* [EXERCISE]: Leave out the pictures, then reproduce the rest of the material exactly.

* [GIVEN MATERIAL]:
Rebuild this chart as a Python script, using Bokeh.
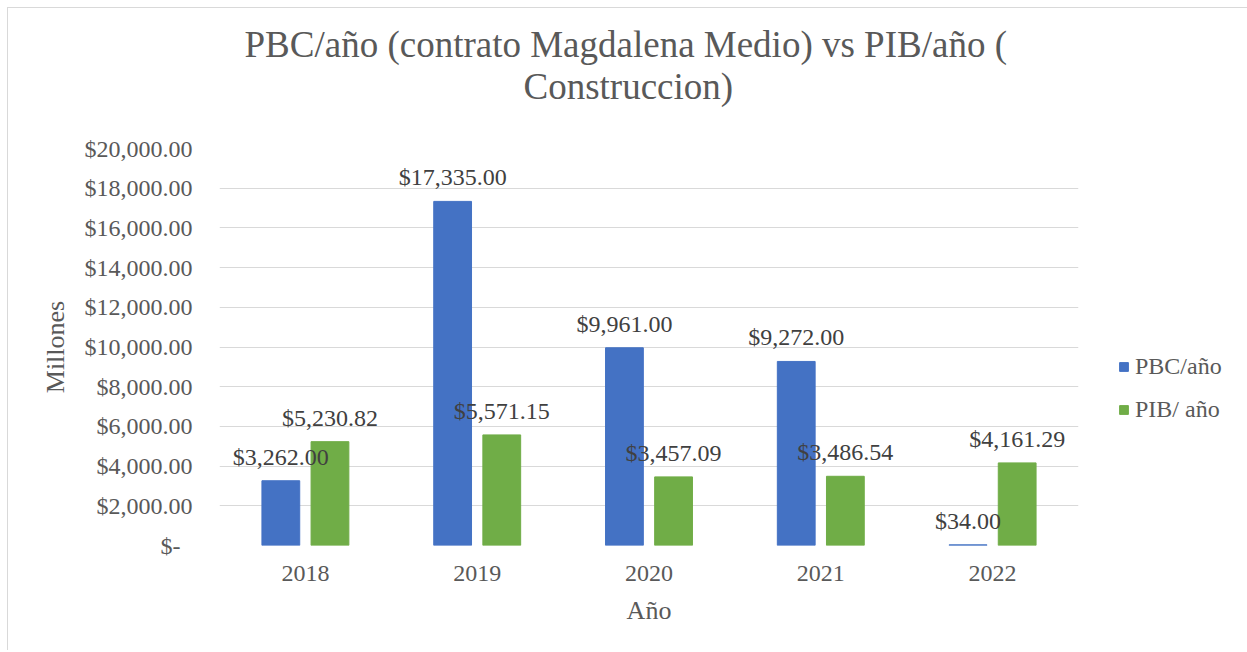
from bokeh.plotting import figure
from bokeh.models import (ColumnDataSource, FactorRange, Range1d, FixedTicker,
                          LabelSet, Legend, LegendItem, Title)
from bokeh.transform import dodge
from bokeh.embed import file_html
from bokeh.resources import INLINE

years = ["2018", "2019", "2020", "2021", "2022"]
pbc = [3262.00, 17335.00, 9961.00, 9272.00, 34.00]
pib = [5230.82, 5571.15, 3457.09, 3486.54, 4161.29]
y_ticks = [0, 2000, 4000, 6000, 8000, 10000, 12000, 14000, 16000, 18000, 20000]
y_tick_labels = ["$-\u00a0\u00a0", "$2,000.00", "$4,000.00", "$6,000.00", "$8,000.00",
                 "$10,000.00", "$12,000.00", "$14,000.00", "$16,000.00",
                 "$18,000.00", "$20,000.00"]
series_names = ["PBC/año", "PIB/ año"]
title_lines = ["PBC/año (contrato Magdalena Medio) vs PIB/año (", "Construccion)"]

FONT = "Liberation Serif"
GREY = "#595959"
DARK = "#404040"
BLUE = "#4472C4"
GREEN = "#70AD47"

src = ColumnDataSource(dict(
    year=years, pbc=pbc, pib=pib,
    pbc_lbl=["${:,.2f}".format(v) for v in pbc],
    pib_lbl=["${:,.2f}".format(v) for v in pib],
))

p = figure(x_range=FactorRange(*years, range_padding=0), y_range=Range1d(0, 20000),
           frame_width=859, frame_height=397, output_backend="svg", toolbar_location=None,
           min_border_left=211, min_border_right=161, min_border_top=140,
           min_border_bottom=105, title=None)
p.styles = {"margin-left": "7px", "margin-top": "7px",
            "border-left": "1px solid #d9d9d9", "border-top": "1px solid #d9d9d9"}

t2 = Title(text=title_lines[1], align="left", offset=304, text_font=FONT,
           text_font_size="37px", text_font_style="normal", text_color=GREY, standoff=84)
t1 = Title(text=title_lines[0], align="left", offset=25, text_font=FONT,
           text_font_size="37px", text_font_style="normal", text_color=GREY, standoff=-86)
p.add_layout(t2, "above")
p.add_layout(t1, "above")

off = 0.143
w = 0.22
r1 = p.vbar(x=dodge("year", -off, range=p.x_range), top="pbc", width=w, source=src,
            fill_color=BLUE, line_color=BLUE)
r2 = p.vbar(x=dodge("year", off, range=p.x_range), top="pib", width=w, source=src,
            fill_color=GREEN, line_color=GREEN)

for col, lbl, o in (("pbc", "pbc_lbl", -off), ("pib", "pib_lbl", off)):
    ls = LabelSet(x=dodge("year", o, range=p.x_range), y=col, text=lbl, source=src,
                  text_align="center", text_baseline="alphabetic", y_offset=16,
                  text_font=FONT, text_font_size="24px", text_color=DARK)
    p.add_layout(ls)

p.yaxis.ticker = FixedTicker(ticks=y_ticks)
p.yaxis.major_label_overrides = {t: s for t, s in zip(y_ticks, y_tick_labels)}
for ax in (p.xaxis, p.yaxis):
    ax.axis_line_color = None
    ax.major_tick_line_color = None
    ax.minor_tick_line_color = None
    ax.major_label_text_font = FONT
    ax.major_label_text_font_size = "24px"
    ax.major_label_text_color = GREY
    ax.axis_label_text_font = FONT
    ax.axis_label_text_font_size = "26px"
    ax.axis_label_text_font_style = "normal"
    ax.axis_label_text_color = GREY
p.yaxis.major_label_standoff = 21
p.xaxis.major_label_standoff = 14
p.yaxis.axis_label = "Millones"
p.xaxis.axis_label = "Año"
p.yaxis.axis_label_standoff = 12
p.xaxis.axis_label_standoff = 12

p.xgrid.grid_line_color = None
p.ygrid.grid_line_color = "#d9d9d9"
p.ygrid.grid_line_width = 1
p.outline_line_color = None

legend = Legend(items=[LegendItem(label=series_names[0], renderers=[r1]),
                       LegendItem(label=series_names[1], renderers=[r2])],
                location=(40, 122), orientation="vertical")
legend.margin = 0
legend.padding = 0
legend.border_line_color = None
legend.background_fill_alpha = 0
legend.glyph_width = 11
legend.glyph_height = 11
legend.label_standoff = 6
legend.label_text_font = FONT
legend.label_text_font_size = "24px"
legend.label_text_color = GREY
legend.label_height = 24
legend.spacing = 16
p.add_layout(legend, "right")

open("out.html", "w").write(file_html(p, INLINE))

* [IN RESPONSE]:
Rebuild this chart as a Python script, using Bokeh.
from bokeh.plotting import figure
from bokeh.models import (ColumnDataSource, FactorRange, Range1d, FixedTicker,
                          LabelSet, Legend, LegendItem, Title)
from bokeh.transform import dodge
from bokeh.embed import file_html
from bokeh.resources import INLINE

years = ["2018", "2019", "2020", "2021", "2022"]
pbc = [3262.00, 17335.00, 9961.00, 9272.00, 34.00]
pib = [5230.82, 5571.15, 3457.09, 3486.54, 4161.29]
y_ticks = [0, 2000, 4000, 6000, 8000, 10000, 12000, 14000, 16000, 18000, 20000]
y_tick_labels = ["$-\u00a0\u00a0", "$2,000.00", "$4,000.00", "$6,000.00", "$8,000.00",
                 "$10,000.00", "$12,000.00", "$14,000.00", "$16,000.00",
                 "$18,000.00", "$20,000.00"]
series_names = ["PBC/año", "PIB/ año"]
title_lines = ["PBC/año (contrato Magdalena Medio) vs PIB/año (", "Construccion)"]

FONT = "Liberation Serif"
GREY = "#595959"
DARK = "#404040"
BLUE = "#4472C4"
GREEN = "#70AD47"

src = ColumnDataSource(dict(
    year=years, pbc=pbc, pib=pib,
    pbc_lbl=["${:,.2f}".format(v) for v in pbc],
    pib_lbl=["${:,.2f}".format(v) for v in pib],
))

p = figure(x_range=FactorRange(*years, range_padding=0), y_range=Range1d(0, 20000),
           frame_width=859, frame_height=397, output_backend="svg", toolbar_location=None,
           min_border_left=211, min_border_right=161, min_border_top=140,
           min_border_bottom=105, title=None)
p.styles = {"margin-left": "7px", "margin-top": "7px",
            "border-left": "1px solid #d9d9d9", "border-top": "1px solid #d9d9d9"}

t2 = Title(text=title_lines[1], align="left", offset=304, text_font=FONT,
           text_font_size="37px", text_font_style="normal", text_color=GREY, standoff=84)
t1 = Title(text=title_lines[0], align="left", offset=25, text_font=FONT,
           text_font_size="37px", text_font_style="normal", text_color=GREY, standoff=-86)
p.add_layout(t2, "above")
p.add_layout(t1, "above")

off = 0.143
w = 0.22
r1 = p.vbar(x=dodge("year", -off, range=p.x_range), top="pbc", width=w, source=src,
            fill_color=BLUE, line_color=BLUE)
r2 = p.vbar(x=dodge("year", off, range=p.x_range), top="pib", width=w, source=src,
            fill_color=GREEN, line_color=GREEN)

for col, lbl, o in (("pbc", "pbc_lbl", -off), ("pib", "pib_lbl", off)):
    ls = LabelSet(x=dodge("year", o, range=p.x_range), y=col, text=lbl, source=src,
                  text_align="center", text_baseline="alphabetic", y_offset=16,
                  text_font=FONT, text_font_size="24px", text_color=DARK)
    p.add_layout(ls)

p.yaxis.ticker = FixedTicker(ticks=y_ticks)
p.yaxis.major_label_overrides = {t: s for t, s in zip(y_ticks, y_tick_labels)}
for ax in (p.xaxis, p.yaxis):
    ax.axis_line_color = None
    ax.major_tick_line_color = None
    ax.minor_tick_line_color = None
    ax.major_label_text_font = FONT
    ax.major_label_text_font_size = "24px"
    ax.major_label_text_color = GREY
    ax.axis_label_text_font = FONT
    ax.axis_label_text_font_size = "26px"
    ax.axis_label_text_font_style = "normal"
    ax.axis_label_text_color = GREY
p.yaxis.major_label_standoff = 21
p.xaxis.major_label_standoff = 14
p.yaxis.axis_label = "Millones"
p.xaxis.axis_label = "Año"
p.yaxis.axis_label_standoff = 12
p.xaxis.axis_label_standoff = 12

p.xgrid.grid_line_color = None
p.ygrid.grid_line_color = "#d9d9d9"
p.ygrid.grid_line_width = 1
p.outline_line_color = None

legend = Legend(items=[LegendItem(label=series_names[0], renderers=[r1]),
                       LegendItem(label=series_names[1], renderers=[r2])],
                location=(40, 122), orientation="vertical")
legend.margin = 0
legend.padding = 0
legend.border_line_color = None
legend.background_fill_alpha = 0
legend.glyph_width = 11
legend.glyph_height = 11
legend.label_standoff = 6
legend.label_text_font = FONT
legend.label_text_font_size = "24px"
legend.label_text_color = GREY
legend.label_height = 24
legend.spacing = 16
p.add_layout(legend, "right")

open("out.html", "w").write(file_html(p, INLINE))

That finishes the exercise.